The operator only has to establish that the distances required are within the distance available (take-off distance and reject distance). The original definition of TODRH meets this case exactly.

From the end of the TODRH obstacle clearance is given by the climb gradient of the first or second climb segment meeting the requirement of CAT.POL.H.210 (or for performance class 2 (PC2): CAT.POL.H.315). The clearance margin from obstacles in the take-off flight path takes account of the distance travelled from the end of the take-off distance required and operational conditions (IMC or VMC).

(d) Category A procedures other-than-clear area

    Procedures other-than-the-clear area are treated somewhat differently. However, the short field procedure is somewhat of a hybrid as either (a) or (b) of AMC1 CAT.POL.H.205(b)(4) can be utilised (the term ‘helipad’ is used in the following section to illustrate the principle only, it is not intended as a replacement for ‘aerodrome’ or ‘FATO’).

      (1) Limited area, restricted area and helipad procedures (other than elevated)

      The exact names of the procedure used for other-than-clear area are as many as there are manufacturers. However, principles for obstacle clearance are generic and the name is unimportant.
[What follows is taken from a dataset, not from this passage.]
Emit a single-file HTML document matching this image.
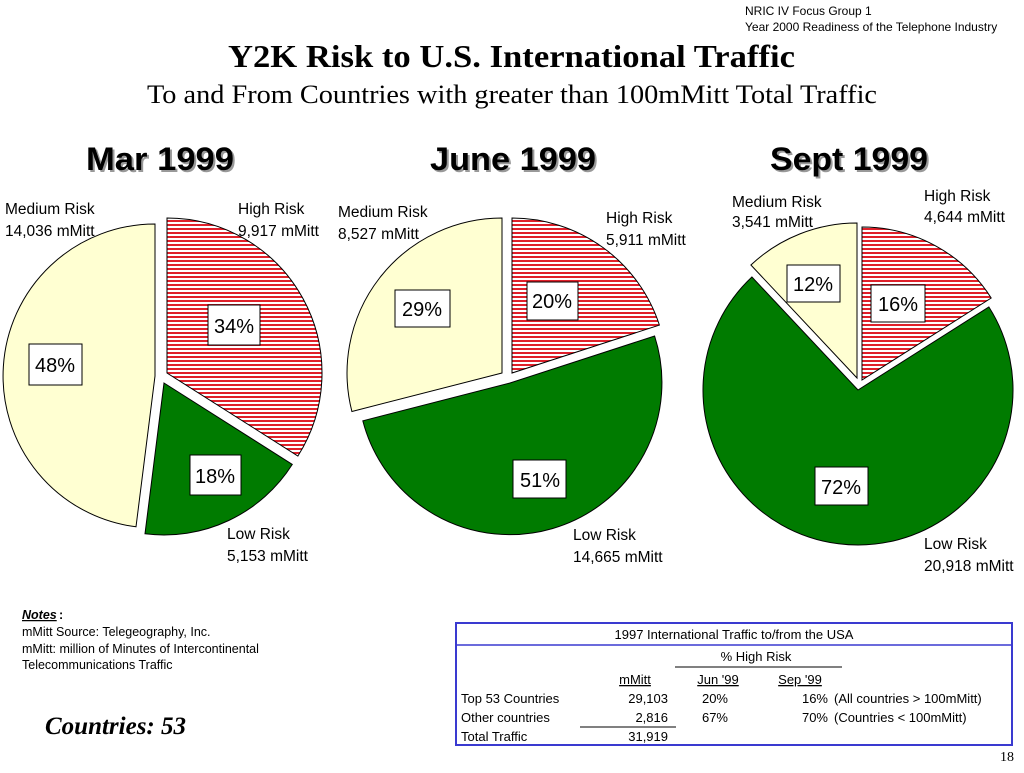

      These procedures (see Figure 2 and Figure 3) are usually associated with an obstacle in the continued take-off area — usually shown as a line of trees or some other natural obstacle. As clearance above such obstacles is not readily associated with an accelerative procedure, as described in (c), a procedure using a vertical climb (or a steep climb in the forward, sideways or rearward direction) is utilised.

    Figure 2

    Short Field take-off


With the added complication of a TDP principally defined by height together with obstacles in the continued take off area, a drop down to within 15 ft of the take-off surface is not deemed appropriate and the required obstacle clearance is set to 35 ft (usually called ‘min-dip’). The distance to the obstacle does not need to be calculated (provided it is outside the rejected distance required), as clearance above all obstacles is provided by ensuring that helicopter does not descend below the min-dip associated with a level defined by the highest obstacle in the continued take-off area.

Figure 3

Helipad take-off


These procedures depend upon (b) of AMC1 CAT.POL.H.205(b)(4).

As shown in Figure 3, the point at which VTOSS and a positive rate of climb are met defines the TODRH. Obstacle clearance from that point is assured by meeting the requirement of CAT.POL.H.210 (or for PC2, CAT.POL.H.315). Also shown in Figure 3 is the distance behind the helipad which is the backup distance (B/U distance).

    (2) Elevated helipad procedures

    The elevated helipad procedure (see Figure 4) is a special case of the ground level helipad procedure discussed above.

Figure 4

Elevate Helipad take-off


The main difference is that drop down below the level of the take-off surface is permitted. In the drop down phase, the Category A procedure ensures deck-edge clearance but, once clear of the deck-edge, the 35 ft clearance from obstacles relies upon the calculation of drop down. Subparagraph (b) of AMC1 CAT.POL.H.205(b)(4) is applied.

Although 35 ft is used throughout the requirements, it may be inadequate at particular elevated FATOs that are subject to adverse airflow effects, turbulence, etc.